The program was scrapped in 2012. Contractors had been paying tens of
thousands of dollars in text-messaging fees to the Cuban
telecommunications company and never found a way to make the platform
self-sustaining. A second A.P. report revealed in August that U.S.A.I.D.
had been sending young Latin Americans to Cuba to identify "potential
social change actors," under the pretext of organizing gatherings like
an H.I.V. prevention workshop. The contractors, also hired by Creative
Associates, received quick pointers on how to evade Cuban intelligence
and were paid as little as $5.41 an hour for work that could have easily
landed them in prison.
The American money has provided food and comfort to some relatives of
political prisoners, and been used to build limited access to
satellite-based Internet connections. But it has done more to stigmatize
than to help dissidents. Instead of stealth efforts to overthrow the
government, American policy makers should find ways to empower ordinary
Cubans by expanding study-abroad programs, professional exchanges and
investment in the new small businesses cropping up around the island.

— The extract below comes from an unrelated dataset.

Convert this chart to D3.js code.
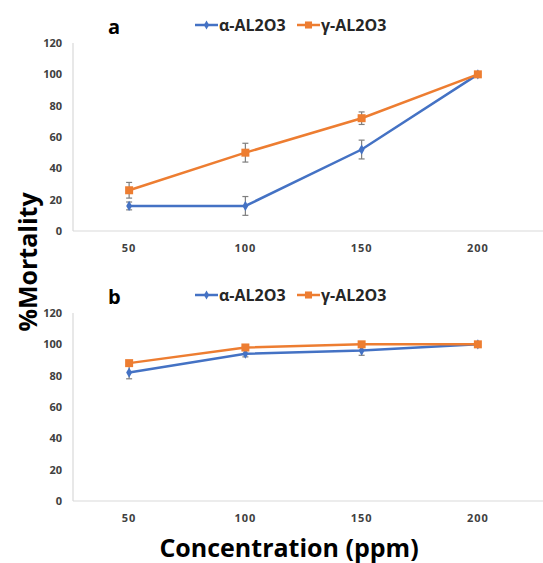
<!DOCTYPE html>
<html>
<head>
<meta charset="utf-8">
<script src="https://cdn.jsdelivr.net/npm/d3@7"></script>
<style>
  body { margin: 0; background: #fff; }
  text { font-family: "Open Sans", Lato, sans-serif; }
</style>
</head>
<body>
<svg id="chart" width="543" height="563"></svg>
<script>
const concentrations = ["50", "100", "150", "200"];
const yTicks = [0, 20, 40, 60, 80, 100, 120];
const seriesNames = ["α-AL2O3", "γ-AL2O3"];

// panel a
const alphaA = [16, 16, 52, 100];
const alphaAErr = [2.5, 6, 6, 0.5];
const gammaA = [26, 50, 72, 100];
const gammaAErr = [5, 6, 4, 0.5];

// panel b
const alphaB = [82, 94, 96, 100];
const alphaBErr = [4, 2, 3, 0.5];
const gammaB = [88, 98, 100, 100];
const gammaBErr = [1, 1, 1, 0.5];

const colors = ["#4472C4", "#ED7D31"];

const svg = d3.select("#chart");

const x = d3.scaleBand().domain(concentrations).range([71, 536]);

function drawPanel(top, label, alpha, alphaErr, gamma, gammaErr) {
  const y = d3.scaleLinear().domain([0, 120]).range([top + 188, top]);
  const g = svg.append("g").attr("class", "panel");

  // axes lines
  g.append("line")
    .attr("x1", 73).attr("x2", 543)
    .attr("y1", y(0)).attr("y2", y(0))
    .attr("stroke", "#d9d9d9").attr("stroke-width", 1.2);
  g.append("line")
    .attr("x1", 73).attr("x2", 73)
    .attr("y1", y(120)).attr("y2", y(0))
    .attr("stroke", "#d9d9d9").attr("stroke-width", 1.2);

  // y tick labels
  g.selectAll("text.ytick")
    .data(yTicks)
    .join("text")
    .attr("class", "ytick")
    .attr("x", 62)
    .attr("y", (d) => y(d))
    .attr("dy", "0.35em")
    .attr("text-anchor", "end")
    .attr("font-size", "11px")
    .attr("font-weight", "bold")
    .attr("fill", "#404040")
    .text((d) => d);

  // x tick labels
  g.selectAll("text.xtick")
    .data(concentrations)
    .join("text")
    .attr("class", "xtick")
    .attr("x", (d) => x(d) + x.bandwidth() / 2)
    .attr("y", y(0) + 21)
    .attr("text-anchor", "middle")
    .attr("font-size", "11px")
    .attr("font-weight", "bold")
    .attr("letter-spacing", "1px")
    .attr("fill", "#404040")
    .text((d) => d);

  const cx = (i) => x(concentrations[i]) + x.bandwidth() / 2;
  const line = d3.line().x((d, i) => cx(i)).y((d) => y(d));

  const series = [
    { name: seriesNames[0], values: alpha, err: alphaErr, color: colors[0], marker: "diamond" },
    { name: seriesNames[1], values: gamma, err: gammaErr, color: colors[1], marker: "square" }
  ];

  series.forEach((s) => {
    g.append("path")
      .attr("d", line(s.values))
      .attr("fill", "none")
      .attr("stroke", s.color)
      .attr("stroke-width", 2.5);

    // error bars
    const eb = g.append("g").attr("stroke", "#7f7f7f").attr("stroke-width", 1.2);
    s.values.forEach((v, i) => {
      const e = s.err[i];
      if (e < 1) return;
      eb.append("line").attr("x1", cx(i)).attr("x2", cx(i))
        .attr("y1", y(v - e)).attr("y2", y(v + e));
      eb.append("line").attr("x1", cx(i) - 3).attr("x2", cx(i) + 3)
        .attr("y1", y(v - e)).attr("y2", y(v - e));
      eb.append("line").attr("x1", cx(i) - 3).attr("x2", cx(i) + 3)
        .attr("y1", y(v + e)).attr("y2", y(v + e));
    });

    const sym = s.marker === "diamond"
      ? d3.symbol(d3.symbolDiamond, 30)
      : d3.symbol(d3.symbolSquare, 64);
    g.selectAll(null)
      .data(s.values)
      .join("path")
      .attr("transform", (d, i) => `translate(${cx(i)},${y(d)})`)
      .attr("d", sym)
      .attr("fill", s.color);
  });

  // legend
  const legendX = [195, 297];
  series.forEach((s, i) => {
    const lg = g.append("g").attr("transform", `translate(${legendX[i]},${top - 18})`);
    lg.append("line").attr("x1", 0).attr("x2", 23).attr("y1", 0).attr("y2", 0)
      .attr("stroke", s.color).attr("stroke-width", 2.5);
    lg.append("path")
      .attr("transform", "translate(11.5,0)")
      .attr("d", s.marker === "diamond" ? d3.symbol(d3.symbolDiamond, 24) : d3.symbol(d3.symbolSquare, 50))
      .attr("fill", s.color);
    lg.append("text")
      .attr("x", 24).attr("y", 0).attr("dy", "0.35em")
      .attr("font-size", "16px")
      .attr("font-weight", "bold")
      .attr("fill", "#262626")
      .text(s.name);
  });

  // panel label
  g.append("text")
    .attr("x", 108).attr("y", top - 9)
    .attr("font-size", "20px")
    .attr("font-weight", "bold")
    .attr("fill", "#000")
    .text(label);
}

drawPanel(43, "a", alphaA, alphaAErr, gammaA, gammaAErr);
drawPanel(313, "b", alphaB, alphaBErr, gammaB, gammaBErr);

// axis titles
svg.append("text")
  .attr("transform", "translate(37,262) rotate(-90)")
  .attr("text-anchor", "middle")
  .attr("font-size", "25px")
  .attr("font-weight", "bold")
  .attr("fill", "#000")
  .text("%Mortality");

svg.append("text")
  .attr("x", 289).attr("y", 557)
  .attr("text-anchor", "middle")
  .attr("font-size", "25px")
  .attr("font-weight", "bold")
  .attr("fill", "#000")
  .text("Concentration (ppm)");
</script>
</body>
</html>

They should continue to promote Internet connectivity, but realize that
accomplishing that goal on a large scale will require coordination with
the Cuban government.
Perhaps most important, Washington should recognize that the most it can
hope to accomplish is to positively influence Cuba's evolution toward a
more open society. That is more likely to come about through stronger
diplomatic relations than subterfuge.